Consumers are opting for mobile payments and purchases at such an exponential rate, many businesses are not yet fully equipped to deal with the corresponding mobile fraud — especially m-fraud that happens via mobile apps. Unfortunately, fraudsters are acutely aware of the vulnerability.
Cellphones have quickly become the go-to tool for everything. They’re a pocket-sized navigation system, encyclopedia, calculator, stereo system and hub of communication. And as of 2017, smartphones have become one of the most preferred methods chosen by consumers for their banking, payment and shopping activities.
Over half of all smartphone users in the United States use mobile banking on a frequent basis, and that number is expected to rise by the end of the decade. Concurrently, purchases made on smartphones now account for 40% of total online sales with plenty of room to grow. In fact, this last holiday season was the first time in history that people made more online purchases via their mobile phones than with their computers.
That being said, a large portion of consumers are still hesitant to use their mobile phones for online transactions due to security and fraud fears.
According to the last US Federal Reserve Consumers and Mobile Financial Services report, 67% of people who avoid making purchases with their mobile devices and 73% of people who avoid mobile banking say security issues are to blame. The main points that worry these consumers include the possibility of data interception, fear that the phone will be hacked, worry that their phone will be lost or stolen, and concern that companies don’t provide sufficient security for mobile transactions.
As it stands, these consumers have a right to worry – especially when it comes to how companies ensure mobile transaction safety. Mobile payment and banking activity increased so quickly, many banks and online retailers haven’t had the time or knowledge to fully arm themselves against mobile fraud, especially fraud that happens via mobile apps. Unfortunately, keen fraudsters are aware of this. Fraudsters are always on the hunt for easy ways to make money, and they know that new payment and banking methods often come with security vulnerabilities. This makes m-commerce and m-banking a lucrative hunting ground.
As mobile transactions continue to grow, businesses and financial institutions would do well to re-examine their mobile fraud prevention methods. Take banks, for example. Manual processes have long driven their risk management systems — a holdover from when loan applications, money withdrawal and other banking activities were done in person. But mobile banking necessitates an update in these processes, as financial institutions need to be secured with efficient authentication protocols in place at the front end to protect both themselves and customers.
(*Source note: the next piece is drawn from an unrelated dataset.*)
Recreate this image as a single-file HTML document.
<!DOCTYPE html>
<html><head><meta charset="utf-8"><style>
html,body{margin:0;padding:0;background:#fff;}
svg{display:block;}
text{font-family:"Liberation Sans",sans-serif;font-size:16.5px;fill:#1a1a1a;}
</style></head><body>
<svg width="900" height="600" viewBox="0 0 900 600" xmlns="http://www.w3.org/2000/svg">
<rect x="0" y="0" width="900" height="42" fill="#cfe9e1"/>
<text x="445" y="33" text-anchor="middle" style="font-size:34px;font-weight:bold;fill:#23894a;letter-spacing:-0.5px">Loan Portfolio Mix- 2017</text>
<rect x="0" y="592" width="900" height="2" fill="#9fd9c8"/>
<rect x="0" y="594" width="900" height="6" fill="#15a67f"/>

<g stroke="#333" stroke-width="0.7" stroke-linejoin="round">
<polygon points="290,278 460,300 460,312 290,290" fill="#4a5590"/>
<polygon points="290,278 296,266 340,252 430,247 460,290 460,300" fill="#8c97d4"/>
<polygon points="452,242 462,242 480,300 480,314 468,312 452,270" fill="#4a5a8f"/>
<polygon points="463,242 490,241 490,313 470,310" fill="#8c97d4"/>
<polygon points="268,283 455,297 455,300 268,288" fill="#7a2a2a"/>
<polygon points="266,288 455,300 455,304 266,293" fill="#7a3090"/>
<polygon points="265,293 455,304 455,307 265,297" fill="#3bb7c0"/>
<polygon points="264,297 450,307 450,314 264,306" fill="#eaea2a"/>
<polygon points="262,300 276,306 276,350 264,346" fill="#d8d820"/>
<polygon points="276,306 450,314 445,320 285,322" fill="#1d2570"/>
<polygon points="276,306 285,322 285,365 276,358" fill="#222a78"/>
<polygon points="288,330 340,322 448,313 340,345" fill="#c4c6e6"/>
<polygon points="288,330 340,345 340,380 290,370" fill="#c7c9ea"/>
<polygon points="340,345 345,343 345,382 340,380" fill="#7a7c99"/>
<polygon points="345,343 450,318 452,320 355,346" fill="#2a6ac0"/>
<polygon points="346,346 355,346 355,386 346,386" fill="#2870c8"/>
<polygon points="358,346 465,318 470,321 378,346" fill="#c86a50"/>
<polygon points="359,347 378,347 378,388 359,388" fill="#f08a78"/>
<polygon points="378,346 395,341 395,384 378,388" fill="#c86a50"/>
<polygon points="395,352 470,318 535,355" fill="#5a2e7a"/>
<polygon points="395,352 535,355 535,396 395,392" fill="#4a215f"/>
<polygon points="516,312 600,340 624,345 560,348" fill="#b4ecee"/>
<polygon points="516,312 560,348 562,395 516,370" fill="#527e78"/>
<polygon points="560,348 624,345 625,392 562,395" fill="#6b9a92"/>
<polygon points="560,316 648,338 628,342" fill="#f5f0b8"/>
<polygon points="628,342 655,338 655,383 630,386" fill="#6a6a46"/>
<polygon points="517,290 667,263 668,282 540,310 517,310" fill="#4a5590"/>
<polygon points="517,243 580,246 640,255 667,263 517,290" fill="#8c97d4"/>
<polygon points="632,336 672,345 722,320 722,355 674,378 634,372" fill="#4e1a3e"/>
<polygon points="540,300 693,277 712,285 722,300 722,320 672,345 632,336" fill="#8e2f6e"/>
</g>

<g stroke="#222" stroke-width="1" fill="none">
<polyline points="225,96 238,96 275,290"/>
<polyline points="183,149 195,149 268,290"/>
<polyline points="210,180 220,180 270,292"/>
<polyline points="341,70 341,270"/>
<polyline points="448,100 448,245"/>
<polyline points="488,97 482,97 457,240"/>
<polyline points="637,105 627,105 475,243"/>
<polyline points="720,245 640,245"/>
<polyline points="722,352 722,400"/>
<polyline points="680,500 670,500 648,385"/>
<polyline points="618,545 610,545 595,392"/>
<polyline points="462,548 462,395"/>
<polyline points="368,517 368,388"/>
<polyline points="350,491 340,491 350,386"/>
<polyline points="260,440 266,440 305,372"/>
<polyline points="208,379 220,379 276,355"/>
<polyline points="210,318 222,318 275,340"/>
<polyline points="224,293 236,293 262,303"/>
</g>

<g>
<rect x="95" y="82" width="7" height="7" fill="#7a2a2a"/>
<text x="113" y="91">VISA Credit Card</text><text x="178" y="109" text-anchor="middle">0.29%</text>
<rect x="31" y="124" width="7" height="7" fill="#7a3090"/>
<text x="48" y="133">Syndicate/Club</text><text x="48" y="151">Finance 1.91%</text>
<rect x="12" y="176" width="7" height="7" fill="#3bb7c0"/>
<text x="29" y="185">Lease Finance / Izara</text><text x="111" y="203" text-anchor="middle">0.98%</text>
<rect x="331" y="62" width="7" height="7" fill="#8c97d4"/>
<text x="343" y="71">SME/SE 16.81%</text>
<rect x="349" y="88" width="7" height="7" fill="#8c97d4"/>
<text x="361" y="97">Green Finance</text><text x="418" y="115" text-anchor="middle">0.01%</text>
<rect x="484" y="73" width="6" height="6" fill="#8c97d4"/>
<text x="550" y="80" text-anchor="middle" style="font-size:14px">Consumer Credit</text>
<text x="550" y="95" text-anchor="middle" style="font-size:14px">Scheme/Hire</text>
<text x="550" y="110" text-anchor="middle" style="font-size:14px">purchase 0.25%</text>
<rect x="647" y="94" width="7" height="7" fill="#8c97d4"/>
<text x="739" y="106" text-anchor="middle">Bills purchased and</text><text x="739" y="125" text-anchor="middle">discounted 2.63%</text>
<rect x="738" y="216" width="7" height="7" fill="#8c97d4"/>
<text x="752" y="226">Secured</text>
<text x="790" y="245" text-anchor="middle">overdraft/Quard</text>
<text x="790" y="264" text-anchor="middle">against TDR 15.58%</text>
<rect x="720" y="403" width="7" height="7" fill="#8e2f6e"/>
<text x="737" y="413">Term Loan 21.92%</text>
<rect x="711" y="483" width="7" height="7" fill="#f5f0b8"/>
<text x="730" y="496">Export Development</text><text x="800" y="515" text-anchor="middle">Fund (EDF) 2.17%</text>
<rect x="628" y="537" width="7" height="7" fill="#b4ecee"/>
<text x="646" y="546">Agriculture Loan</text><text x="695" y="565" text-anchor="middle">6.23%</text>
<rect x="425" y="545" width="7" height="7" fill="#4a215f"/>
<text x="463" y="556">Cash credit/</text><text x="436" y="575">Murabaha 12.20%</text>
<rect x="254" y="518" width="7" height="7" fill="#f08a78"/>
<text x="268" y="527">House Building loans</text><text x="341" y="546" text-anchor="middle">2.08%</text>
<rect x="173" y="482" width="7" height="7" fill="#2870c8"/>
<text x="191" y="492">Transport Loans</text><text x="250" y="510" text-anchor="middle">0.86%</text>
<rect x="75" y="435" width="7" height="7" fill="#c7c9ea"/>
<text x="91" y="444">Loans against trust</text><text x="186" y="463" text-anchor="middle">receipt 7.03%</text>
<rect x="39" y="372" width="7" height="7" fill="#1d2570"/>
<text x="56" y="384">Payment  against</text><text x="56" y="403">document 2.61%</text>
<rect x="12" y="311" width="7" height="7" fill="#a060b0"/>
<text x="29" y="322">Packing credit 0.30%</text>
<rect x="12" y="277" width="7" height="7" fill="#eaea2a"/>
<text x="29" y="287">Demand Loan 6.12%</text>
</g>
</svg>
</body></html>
Meanwhile, a plethora of e-commerce sites have tried to adapt existing fraud solutions to fit to mobile. Unfortunately, this doesn’t always translate to a friction-free customer journey. That’s why it’s often best for businesses to think about fraud prevention solutions specifically designed for the mobile channel, where customer ease is of utmost importance.
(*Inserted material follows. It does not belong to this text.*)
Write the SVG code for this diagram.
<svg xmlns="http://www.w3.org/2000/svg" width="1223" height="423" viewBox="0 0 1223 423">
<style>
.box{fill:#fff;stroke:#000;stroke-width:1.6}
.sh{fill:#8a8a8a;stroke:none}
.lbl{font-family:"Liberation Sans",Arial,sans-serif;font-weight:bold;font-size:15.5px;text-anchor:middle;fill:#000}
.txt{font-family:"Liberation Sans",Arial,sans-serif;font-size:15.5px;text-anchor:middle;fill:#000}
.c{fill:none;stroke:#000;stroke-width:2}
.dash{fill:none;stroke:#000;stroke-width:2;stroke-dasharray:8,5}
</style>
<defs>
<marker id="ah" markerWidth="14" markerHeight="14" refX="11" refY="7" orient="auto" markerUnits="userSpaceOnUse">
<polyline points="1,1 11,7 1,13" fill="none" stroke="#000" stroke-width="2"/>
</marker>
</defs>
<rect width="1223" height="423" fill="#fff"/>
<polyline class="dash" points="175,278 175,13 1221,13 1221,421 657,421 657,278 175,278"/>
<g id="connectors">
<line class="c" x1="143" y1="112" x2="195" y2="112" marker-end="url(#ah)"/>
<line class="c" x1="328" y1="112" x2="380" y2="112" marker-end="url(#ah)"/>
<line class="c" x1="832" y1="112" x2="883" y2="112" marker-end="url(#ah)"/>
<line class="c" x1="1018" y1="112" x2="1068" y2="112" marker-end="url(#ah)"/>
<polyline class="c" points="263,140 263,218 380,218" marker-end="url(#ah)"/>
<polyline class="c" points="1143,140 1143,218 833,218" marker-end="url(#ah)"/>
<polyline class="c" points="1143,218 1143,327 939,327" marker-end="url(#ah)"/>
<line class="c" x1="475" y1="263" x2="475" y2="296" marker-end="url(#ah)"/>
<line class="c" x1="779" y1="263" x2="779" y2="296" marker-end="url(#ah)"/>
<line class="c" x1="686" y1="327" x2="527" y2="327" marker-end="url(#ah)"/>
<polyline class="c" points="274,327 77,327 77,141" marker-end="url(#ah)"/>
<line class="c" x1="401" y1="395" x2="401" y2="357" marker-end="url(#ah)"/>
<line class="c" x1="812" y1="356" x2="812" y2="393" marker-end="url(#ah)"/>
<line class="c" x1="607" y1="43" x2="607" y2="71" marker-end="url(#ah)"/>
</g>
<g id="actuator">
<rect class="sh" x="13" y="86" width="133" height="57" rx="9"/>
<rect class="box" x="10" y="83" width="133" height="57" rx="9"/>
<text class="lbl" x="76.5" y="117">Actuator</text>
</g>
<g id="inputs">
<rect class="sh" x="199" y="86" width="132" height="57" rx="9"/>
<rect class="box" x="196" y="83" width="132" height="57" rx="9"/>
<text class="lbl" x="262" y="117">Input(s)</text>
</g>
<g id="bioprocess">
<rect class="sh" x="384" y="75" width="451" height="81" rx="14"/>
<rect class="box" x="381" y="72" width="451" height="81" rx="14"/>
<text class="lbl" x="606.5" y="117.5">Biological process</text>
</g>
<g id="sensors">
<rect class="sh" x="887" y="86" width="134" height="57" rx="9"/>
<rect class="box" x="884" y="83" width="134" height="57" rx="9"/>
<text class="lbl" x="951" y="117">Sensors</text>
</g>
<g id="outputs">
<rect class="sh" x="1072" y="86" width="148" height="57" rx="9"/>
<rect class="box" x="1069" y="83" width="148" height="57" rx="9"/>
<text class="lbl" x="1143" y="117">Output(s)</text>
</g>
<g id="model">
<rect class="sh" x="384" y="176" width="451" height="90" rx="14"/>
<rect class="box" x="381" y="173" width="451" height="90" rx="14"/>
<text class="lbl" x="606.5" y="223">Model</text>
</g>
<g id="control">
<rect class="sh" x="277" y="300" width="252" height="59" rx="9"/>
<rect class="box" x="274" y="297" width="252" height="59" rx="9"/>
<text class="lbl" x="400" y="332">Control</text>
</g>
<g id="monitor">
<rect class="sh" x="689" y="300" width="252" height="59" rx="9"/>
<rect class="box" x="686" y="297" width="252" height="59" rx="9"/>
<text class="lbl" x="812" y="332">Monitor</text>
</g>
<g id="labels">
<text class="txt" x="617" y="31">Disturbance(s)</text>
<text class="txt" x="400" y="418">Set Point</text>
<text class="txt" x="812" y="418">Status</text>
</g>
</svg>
The good news is that as more and more customers gravitate toward mobile transactions, more and more enterprises will focus on mobile-specific fraud prevention methods. This means that some of the fears consumers have about mobile transactions will be alleviated, and the mobile environment will be further optimized to meet more customers’ needs.
When approaching which fraud prevention methods work best for mobile, businesses have two strong options to consider. The first is a device fingerprinting solution. A person’s device acts as his or her online identity — basically, it’s the closest technological equivalent to face-to-face transactions. The device used in a transaction is also one piece of ‘identity’ that is difficult for fraudsters to continue replacing, unlike easily switched out online identifiers such as email addresses. Distinguishing customers’ devices via their unique characteristics and analysing them independently of personal data gives businesses the ability to verify transacting devices and thus verify the connected customer.
Banks and businesses can also block mobile fraud with a mobile SDK (software development kit). This type of solution can usually be integrated into existing apps with a quick and easy insertion of a short code snippet. This will then allow businesses to identify high-risk transactions across all mobile payment and banking platforms, including e-wallets, native apps and one-click payment set ups. Some mobile SDKs can also detect tampered devices and predict the probability of account takeover fraud. This gives businesses the ability to instantly and confidently accept on-demand activity within a native mobile application, from bank withdrawals to major e-commerce purchases.
The volume and complexity of mobile fraud attacks will no doubt continue to rise. That’s why it’s imperative that banks and online businesses don’t hesitate in making sure the solutions they have in place are expertly developed to handle the ever-increasing and ever-changing mobile world. After all, fraudsters have learned to prey on our mobile-first world and they won’t hesitate to attack companies that phone in their mobile fraud protection.